A federalização é inevitável, considera igualmente o politólogo ucraniano Mikhail Pogrebinsky:

“Existem tentativas para aplicar ilegalmente já hoje alguns princípios do federalismo econômico. Os empresários da região de Lviv já declararam que não tencionam transferir a parte dos impostos que cabem ao poder central. Em vez disso, foram criadas “radas (assembleias) populares” em substituição dos conselhos distritais legítimos. Devido à fraqueza do poder central, já amadureceu há muito a necessidade de uma reforma das bases do poder local. Numa primeira fase, há que realizar uma descentralização do poder e a transferência de uma série de competências para o poder local. Isso ainda não será uma federalização, mas já serão os primeiros passos nessa direção.”

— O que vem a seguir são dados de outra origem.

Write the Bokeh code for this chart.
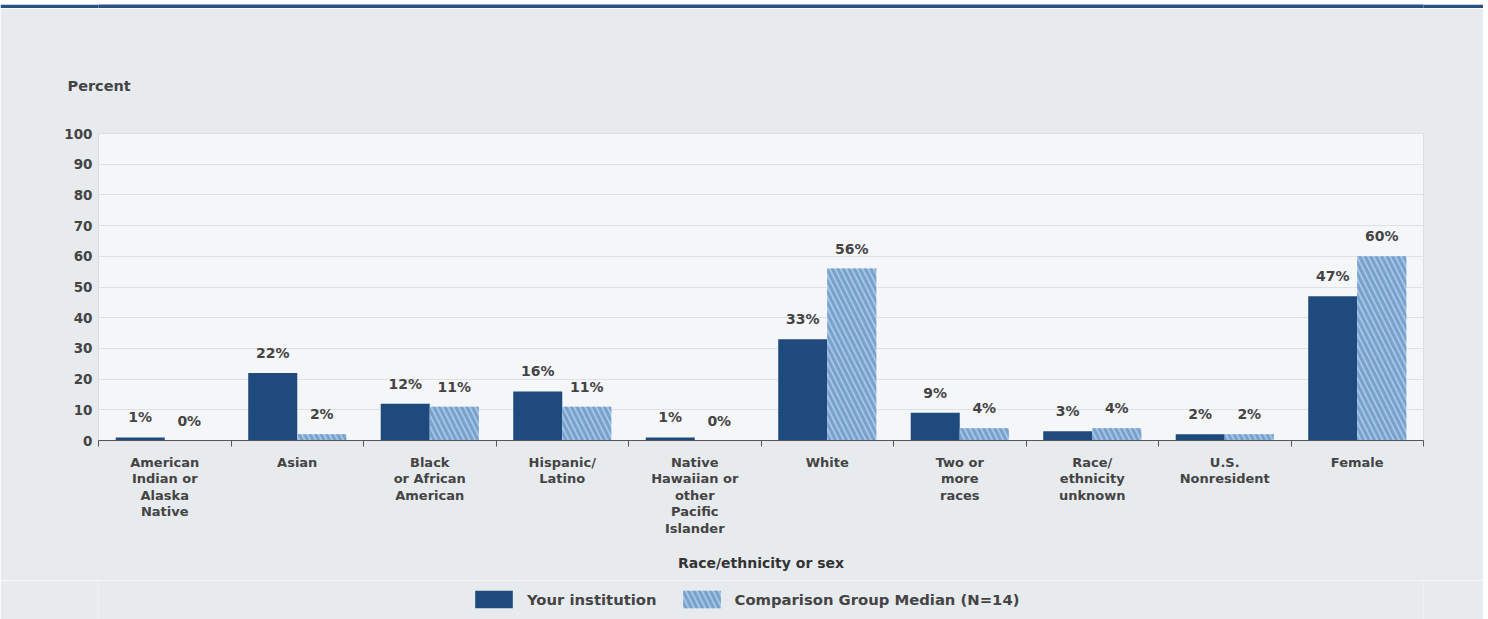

Para levar a ideia até à sua execução será necessária uma ampla discussão pública, considera Mikhail Pogrebinsky, que na Ucrânia nunca foi realizada a sério:

“É preciso começar pela atribuição aos distritos, às cidades e às regiões de muitas das funções que hoje não podem ser cumpridas sem autorização do poder central. Para conservar o país é necessário fazer baixar uma grande parte da política cultural e social, assim como econômica, para o nível regional. Essa será a linha racional que permitirá reduzir as contradições inter-regionais. ”

As contradições se foram acumulando na Ucrânia ao longo dos mais de 20 anos de independência. A ideologia de uma formação de um Estado nacional nunca foi elaborada. Nessas condições só há uma alternativa à federalização: o aumento do confronto. A questão da federalização irá surgir inevitavelmente durante a discussão do projeto da nova Constituição na qual a oposição quer reduzir os poderes do presidente. Contudo, ela também terá de contar com aqueles que não vêm só nisso as mudanças necessárias.